We can test passwordless SSH to localhost with:

ssh localhost

Add localhost to the list of known hosts by accepting its key with yes, then get out of the SSH session exit.

Format the Filesystem

Let's get back into the hadoop directory:

cd ~/hadoop

Now we can format the DFS with bin/hdfs namenode -format.

Start Hadoop

We're going to start Start the NameNode and DataNode daemons from /home/cloud_user/hadoop with this:

sbin/start-dfs.sh

There will be two prompts to accept keys: one for localhost and one for 0.0.0.0.

Once everything finishes running, we can test for whether it worked or not:

bin/hdfs dfs -la /

We shouldn't get any output, which is fine. We haven't written anything to that filesystem yet, so there shouldn't be any output.
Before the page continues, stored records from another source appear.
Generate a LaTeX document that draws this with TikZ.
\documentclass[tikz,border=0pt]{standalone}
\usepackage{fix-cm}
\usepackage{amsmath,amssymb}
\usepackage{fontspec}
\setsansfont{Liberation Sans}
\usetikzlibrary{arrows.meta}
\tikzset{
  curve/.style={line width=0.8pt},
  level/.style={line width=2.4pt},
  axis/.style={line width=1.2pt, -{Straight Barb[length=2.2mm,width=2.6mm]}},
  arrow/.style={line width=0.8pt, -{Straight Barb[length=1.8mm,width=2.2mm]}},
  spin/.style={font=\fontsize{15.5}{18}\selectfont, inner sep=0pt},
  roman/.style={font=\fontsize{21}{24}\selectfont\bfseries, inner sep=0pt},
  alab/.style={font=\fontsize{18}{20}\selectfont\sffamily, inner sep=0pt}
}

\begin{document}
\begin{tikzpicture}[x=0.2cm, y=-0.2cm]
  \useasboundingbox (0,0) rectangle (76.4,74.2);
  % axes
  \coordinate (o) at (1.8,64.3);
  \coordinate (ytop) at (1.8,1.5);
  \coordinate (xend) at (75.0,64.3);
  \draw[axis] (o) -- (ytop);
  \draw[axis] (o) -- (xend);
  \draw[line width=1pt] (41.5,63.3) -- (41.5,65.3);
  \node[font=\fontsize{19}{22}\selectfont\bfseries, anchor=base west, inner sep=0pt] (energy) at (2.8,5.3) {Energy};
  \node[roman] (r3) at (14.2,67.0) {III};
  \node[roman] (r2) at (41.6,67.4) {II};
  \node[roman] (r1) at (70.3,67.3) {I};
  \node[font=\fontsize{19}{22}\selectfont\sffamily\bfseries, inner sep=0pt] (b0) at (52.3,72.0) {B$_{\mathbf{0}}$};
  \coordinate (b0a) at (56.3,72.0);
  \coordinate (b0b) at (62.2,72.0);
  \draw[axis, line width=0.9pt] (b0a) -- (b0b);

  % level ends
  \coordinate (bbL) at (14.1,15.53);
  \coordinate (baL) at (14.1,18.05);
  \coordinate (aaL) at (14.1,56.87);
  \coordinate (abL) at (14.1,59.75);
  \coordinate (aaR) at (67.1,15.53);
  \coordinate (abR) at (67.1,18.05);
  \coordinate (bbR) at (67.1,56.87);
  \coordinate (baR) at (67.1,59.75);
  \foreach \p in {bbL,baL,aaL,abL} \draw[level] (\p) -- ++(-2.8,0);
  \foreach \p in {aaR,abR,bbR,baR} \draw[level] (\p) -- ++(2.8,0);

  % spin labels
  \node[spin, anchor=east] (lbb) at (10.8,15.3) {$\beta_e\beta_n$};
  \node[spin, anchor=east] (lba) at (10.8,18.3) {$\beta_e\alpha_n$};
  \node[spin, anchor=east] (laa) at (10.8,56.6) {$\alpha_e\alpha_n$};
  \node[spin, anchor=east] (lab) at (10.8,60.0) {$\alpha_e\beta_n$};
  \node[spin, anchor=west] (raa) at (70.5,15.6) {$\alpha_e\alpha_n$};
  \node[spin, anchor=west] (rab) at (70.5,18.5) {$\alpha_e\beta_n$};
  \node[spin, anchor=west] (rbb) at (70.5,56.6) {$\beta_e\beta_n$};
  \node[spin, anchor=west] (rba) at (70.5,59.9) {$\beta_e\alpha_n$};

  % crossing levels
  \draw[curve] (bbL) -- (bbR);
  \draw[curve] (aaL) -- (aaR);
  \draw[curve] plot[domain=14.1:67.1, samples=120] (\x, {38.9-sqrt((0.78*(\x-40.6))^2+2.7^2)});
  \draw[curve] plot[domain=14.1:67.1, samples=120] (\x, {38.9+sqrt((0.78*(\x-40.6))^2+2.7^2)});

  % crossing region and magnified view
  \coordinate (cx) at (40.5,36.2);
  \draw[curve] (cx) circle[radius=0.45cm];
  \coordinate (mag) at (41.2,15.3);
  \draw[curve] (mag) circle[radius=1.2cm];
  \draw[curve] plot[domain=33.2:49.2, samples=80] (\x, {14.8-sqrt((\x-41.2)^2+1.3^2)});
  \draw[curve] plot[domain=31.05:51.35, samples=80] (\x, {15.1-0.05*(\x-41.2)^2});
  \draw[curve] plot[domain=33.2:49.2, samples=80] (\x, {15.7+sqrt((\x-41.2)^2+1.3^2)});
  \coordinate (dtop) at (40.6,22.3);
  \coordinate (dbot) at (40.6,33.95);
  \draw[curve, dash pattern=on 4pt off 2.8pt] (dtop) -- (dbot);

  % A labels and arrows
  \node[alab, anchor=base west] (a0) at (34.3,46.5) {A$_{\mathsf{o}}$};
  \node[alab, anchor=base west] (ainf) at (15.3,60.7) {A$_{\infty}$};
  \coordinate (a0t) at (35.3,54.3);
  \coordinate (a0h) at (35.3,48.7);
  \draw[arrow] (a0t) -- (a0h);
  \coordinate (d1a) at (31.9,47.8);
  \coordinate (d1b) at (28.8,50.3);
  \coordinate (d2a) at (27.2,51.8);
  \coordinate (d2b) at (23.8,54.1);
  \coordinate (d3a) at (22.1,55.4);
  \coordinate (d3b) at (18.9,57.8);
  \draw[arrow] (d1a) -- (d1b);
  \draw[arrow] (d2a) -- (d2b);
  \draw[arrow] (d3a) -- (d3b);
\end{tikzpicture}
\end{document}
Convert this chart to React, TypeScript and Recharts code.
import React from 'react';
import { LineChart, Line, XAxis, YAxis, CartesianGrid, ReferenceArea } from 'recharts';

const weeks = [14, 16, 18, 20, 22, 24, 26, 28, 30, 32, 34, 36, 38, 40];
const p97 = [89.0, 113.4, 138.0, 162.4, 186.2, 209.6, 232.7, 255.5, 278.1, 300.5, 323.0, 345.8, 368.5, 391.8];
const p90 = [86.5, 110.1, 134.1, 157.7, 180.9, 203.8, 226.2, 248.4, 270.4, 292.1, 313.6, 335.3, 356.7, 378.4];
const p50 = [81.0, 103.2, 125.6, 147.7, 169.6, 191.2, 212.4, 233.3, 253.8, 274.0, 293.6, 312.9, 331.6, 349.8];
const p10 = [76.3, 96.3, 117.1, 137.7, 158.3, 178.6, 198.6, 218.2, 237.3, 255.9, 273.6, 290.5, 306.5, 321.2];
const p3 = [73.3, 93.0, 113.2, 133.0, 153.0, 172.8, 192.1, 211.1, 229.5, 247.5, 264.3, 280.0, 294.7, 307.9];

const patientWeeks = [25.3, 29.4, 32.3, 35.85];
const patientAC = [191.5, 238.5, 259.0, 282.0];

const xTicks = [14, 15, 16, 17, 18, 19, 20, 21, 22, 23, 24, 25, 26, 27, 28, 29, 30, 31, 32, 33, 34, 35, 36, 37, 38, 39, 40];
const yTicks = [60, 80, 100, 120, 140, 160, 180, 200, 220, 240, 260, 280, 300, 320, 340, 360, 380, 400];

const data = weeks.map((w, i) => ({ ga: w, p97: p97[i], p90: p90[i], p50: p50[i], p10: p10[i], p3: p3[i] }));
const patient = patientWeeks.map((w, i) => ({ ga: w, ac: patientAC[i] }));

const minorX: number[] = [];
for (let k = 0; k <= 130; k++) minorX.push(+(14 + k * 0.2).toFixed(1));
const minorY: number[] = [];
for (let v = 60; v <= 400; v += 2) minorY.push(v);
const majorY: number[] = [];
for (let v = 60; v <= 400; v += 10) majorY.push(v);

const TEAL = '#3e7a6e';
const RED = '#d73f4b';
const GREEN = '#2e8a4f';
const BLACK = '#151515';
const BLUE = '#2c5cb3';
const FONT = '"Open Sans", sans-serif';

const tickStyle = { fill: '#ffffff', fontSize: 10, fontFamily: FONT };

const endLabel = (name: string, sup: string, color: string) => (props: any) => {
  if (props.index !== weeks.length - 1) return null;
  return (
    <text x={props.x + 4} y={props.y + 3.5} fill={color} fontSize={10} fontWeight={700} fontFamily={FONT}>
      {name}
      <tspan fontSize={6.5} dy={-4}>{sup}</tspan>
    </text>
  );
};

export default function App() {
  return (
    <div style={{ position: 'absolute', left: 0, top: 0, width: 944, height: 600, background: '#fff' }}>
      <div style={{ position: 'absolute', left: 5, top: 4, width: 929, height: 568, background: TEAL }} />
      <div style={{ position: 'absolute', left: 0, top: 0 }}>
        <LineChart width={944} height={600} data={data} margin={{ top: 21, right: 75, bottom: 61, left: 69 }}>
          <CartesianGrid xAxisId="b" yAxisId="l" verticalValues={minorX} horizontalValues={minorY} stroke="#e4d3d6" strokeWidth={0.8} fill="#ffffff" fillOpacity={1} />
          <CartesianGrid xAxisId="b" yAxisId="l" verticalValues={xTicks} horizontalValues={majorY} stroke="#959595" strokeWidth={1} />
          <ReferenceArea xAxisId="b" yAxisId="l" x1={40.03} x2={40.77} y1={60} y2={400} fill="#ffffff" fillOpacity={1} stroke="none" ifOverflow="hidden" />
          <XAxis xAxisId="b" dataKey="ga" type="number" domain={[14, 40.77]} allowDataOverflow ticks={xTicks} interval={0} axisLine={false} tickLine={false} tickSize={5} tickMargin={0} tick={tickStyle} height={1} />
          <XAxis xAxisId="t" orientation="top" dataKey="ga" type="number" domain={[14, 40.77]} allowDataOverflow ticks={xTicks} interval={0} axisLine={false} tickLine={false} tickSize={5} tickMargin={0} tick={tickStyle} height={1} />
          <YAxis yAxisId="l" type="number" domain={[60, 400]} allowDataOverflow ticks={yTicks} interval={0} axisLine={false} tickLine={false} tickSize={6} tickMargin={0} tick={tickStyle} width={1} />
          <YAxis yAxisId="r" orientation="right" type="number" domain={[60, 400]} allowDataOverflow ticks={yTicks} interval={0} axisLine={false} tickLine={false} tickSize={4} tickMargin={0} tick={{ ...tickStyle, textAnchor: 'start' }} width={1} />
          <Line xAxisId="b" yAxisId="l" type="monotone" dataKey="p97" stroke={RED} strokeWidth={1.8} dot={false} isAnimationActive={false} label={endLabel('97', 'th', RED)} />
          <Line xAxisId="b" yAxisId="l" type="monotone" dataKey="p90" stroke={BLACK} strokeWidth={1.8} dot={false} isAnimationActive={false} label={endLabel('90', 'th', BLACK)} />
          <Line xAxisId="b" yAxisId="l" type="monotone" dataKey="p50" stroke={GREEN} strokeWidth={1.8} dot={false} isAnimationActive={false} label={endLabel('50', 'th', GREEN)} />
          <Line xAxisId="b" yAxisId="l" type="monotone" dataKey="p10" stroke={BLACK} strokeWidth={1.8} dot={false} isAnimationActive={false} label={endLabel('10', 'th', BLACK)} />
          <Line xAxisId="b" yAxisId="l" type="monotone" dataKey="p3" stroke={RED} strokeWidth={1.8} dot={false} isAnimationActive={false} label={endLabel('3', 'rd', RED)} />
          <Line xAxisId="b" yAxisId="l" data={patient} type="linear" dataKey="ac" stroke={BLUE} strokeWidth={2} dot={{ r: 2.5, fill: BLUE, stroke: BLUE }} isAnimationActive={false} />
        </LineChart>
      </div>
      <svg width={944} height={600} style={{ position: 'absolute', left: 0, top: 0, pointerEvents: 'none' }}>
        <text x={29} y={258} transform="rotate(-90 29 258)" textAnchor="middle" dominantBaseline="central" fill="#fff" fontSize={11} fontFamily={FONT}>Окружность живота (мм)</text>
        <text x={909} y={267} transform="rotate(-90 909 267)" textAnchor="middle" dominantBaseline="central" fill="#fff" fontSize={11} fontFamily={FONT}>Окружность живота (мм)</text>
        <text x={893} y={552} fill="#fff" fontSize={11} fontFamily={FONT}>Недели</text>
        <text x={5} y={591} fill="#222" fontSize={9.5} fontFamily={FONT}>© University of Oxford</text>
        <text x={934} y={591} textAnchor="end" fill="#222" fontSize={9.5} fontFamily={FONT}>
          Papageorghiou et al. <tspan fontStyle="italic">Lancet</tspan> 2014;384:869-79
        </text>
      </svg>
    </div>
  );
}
Download and Copy the Latin Text to Hadoop

Let's make sure we're in /home/cloud_user/hadoop (and change to that directory if we're not already there), then download the latin.txt file with this:

curl -O https://raw.githubusercontent.com/linuxacademy/content-hadoop-quick-start/master/latin.txt

Now we've got to create the /user and /user/cloud_user directories in Hadoop:

bin/hdfs dfs -mkdir -p /user/cloud_user

Finally, we can copy the latin.txt file to Hadoop at /user/cloud_user/latin with:

bin/hdfs dfs -put latin.txt latin

We can check to make sure the file made the trip with this:

dfs -ls /user/cloud_user

Examine the latin.txt Text with MapReduce

Our last task entails using hadoop-mapreduce-examples-2.9.2.jar to calculate the average length of the words in the /user/cloud_user/latin file. We'll save the job output to /user/cloud_user/latin_wordmean_output in Hadoop with:

bin/hadoop jar share/hadoop/mapreduce/hadoop-mapreduce-examples-2.9.2.jar wordmean latin latin_wordmean_output

Now let's look at our wordmean job output files:

bin/hdfs dfs -cat latin_wordmean_output/*

Conclusion

We've got everything up and running, and now have a way to calculate the average word length in a text file. Congratulations!